### Stated task
Take the lines from the beginning of the material through the line containing "import pandas as pd" and retype them exactly, leaving the pictures out.

### Data excerpt
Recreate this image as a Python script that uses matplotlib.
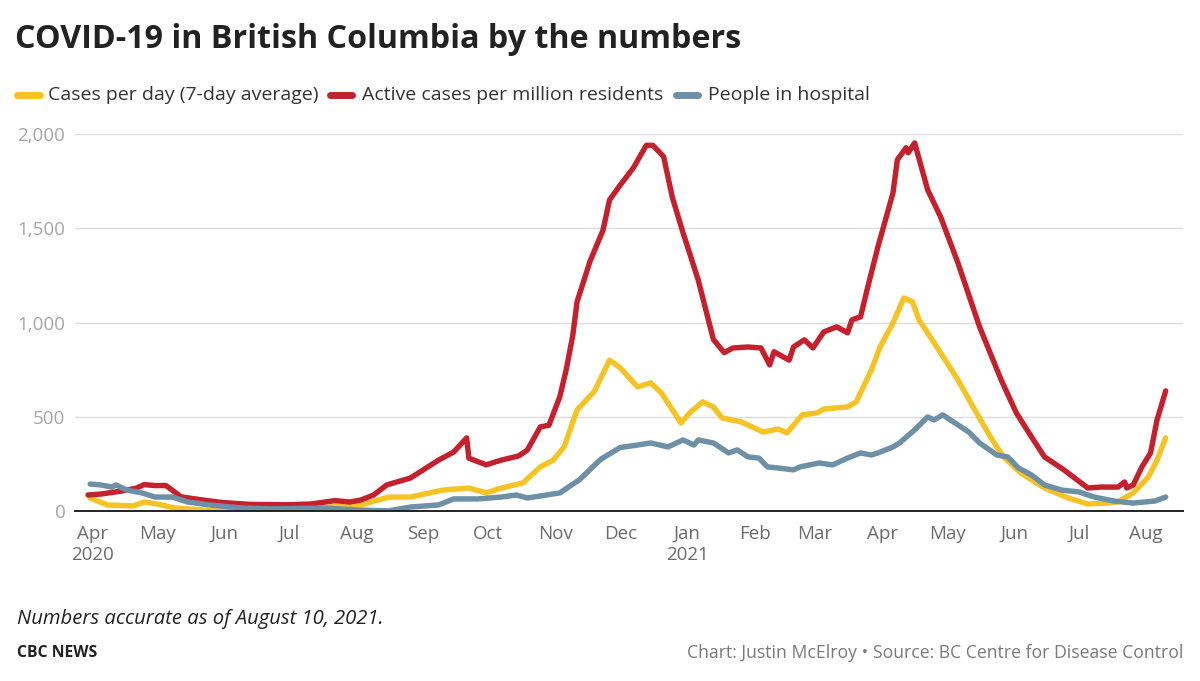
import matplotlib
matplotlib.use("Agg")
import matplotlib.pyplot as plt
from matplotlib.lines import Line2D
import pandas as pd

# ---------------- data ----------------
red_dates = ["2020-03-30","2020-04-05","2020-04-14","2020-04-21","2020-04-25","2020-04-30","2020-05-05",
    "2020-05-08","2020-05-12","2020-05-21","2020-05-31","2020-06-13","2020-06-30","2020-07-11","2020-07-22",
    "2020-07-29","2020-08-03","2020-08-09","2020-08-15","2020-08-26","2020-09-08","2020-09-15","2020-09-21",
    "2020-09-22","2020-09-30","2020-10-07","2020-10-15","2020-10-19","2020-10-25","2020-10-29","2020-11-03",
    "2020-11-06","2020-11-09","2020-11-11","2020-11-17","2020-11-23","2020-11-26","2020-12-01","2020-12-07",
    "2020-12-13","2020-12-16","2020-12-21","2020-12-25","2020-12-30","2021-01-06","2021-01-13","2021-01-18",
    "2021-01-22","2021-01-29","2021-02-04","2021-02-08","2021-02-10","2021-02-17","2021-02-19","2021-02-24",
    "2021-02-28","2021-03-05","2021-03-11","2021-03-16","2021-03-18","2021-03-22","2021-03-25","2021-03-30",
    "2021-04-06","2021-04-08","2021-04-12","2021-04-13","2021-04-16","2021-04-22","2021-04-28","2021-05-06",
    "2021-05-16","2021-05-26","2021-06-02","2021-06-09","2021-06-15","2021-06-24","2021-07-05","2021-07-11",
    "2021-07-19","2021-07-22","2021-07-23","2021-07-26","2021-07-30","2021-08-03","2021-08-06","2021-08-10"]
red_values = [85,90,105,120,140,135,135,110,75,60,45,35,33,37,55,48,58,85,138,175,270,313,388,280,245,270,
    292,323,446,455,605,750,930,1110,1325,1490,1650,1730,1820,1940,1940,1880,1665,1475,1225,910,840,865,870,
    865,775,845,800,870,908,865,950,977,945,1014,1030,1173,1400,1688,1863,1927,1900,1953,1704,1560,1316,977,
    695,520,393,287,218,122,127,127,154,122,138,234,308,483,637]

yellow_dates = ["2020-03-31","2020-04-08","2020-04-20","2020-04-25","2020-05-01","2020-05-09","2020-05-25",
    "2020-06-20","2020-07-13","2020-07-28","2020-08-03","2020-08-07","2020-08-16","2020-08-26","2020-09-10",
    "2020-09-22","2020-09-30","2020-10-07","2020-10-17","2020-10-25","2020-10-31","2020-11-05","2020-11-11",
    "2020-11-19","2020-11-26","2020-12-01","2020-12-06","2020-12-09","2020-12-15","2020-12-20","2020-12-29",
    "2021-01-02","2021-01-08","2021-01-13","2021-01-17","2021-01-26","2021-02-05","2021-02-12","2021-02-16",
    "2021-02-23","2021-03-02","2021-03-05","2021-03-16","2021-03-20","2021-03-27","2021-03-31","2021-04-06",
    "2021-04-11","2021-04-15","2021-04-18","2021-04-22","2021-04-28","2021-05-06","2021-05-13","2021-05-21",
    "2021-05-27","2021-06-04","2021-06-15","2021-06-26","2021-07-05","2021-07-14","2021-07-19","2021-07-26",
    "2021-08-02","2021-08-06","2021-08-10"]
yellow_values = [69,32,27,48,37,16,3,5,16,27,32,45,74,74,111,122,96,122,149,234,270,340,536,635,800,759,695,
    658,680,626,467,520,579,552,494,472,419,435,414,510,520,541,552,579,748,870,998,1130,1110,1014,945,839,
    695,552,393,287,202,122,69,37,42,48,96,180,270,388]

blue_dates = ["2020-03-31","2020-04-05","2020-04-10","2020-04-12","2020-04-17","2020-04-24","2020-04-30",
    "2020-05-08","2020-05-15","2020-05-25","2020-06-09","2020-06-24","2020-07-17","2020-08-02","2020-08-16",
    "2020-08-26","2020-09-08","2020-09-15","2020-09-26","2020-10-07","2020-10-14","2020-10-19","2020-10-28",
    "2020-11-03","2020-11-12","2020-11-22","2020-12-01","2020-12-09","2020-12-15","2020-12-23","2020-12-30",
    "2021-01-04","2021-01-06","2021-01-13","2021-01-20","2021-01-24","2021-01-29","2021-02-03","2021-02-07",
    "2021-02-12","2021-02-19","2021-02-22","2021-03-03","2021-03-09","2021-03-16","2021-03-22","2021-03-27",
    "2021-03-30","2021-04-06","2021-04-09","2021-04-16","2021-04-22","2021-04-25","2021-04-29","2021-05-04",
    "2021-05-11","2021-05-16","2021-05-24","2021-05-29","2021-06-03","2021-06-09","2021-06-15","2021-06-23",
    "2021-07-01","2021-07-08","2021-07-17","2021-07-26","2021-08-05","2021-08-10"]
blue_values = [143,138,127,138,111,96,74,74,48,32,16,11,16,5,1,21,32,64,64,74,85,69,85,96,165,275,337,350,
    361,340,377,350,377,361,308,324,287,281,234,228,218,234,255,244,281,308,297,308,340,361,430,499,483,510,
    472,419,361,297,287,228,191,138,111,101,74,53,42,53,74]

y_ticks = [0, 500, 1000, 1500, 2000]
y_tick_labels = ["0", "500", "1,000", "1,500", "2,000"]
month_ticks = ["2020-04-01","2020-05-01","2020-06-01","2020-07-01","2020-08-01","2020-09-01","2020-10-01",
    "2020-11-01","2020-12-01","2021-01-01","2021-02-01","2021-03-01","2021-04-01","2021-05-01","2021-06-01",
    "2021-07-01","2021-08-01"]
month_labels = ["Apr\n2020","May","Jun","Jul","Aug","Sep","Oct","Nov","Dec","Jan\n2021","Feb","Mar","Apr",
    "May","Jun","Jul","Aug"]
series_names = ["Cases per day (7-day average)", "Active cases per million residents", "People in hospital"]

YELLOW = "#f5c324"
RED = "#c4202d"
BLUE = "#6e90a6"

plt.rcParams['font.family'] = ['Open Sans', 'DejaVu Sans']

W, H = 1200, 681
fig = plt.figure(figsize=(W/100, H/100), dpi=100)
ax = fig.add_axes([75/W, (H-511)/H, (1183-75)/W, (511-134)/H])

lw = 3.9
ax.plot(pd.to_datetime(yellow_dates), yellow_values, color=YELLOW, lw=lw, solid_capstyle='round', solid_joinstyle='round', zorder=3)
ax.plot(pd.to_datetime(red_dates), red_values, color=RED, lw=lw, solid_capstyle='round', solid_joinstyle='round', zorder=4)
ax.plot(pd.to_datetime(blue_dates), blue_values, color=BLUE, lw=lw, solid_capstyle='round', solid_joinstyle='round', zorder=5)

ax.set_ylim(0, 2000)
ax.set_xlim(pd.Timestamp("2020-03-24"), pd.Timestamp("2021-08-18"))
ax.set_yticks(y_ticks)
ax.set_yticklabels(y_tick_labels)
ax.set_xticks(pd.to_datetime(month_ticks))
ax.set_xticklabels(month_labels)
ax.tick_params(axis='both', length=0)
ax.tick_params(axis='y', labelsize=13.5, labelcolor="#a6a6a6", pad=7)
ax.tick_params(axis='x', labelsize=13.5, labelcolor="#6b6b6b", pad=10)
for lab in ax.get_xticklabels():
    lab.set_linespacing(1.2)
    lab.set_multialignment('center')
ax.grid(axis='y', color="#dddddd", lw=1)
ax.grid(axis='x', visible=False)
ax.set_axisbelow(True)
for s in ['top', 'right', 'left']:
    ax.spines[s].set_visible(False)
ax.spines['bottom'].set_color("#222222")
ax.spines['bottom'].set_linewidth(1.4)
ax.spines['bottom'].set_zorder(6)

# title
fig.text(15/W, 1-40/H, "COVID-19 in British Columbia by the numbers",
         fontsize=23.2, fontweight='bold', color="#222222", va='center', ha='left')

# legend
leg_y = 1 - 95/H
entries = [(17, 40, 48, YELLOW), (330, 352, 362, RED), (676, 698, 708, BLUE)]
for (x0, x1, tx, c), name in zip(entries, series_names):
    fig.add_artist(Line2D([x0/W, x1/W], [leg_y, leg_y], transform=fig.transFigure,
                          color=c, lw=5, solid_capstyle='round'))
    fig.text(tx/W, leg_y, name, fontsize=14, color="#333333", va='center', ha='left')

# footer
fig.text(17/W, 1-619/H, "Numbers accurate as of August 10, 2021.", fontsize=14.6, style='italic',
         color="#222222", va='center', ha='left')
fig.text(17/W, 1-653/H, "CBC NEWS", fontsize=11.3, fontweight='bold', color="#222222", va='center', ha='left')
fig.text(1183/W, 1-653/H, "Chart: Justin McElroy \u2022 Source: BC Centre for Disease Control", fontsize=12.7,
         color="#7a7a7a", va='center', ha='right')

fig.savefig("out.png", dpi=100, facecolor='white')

### Solution to this task
Recreate this image as a Python script that uses matplotlib.
import matplotlib
matplotlib.use("Agg")
import matplotlib.pyplot as plt
from matplotlib.lines import Line2D
import pandas as pd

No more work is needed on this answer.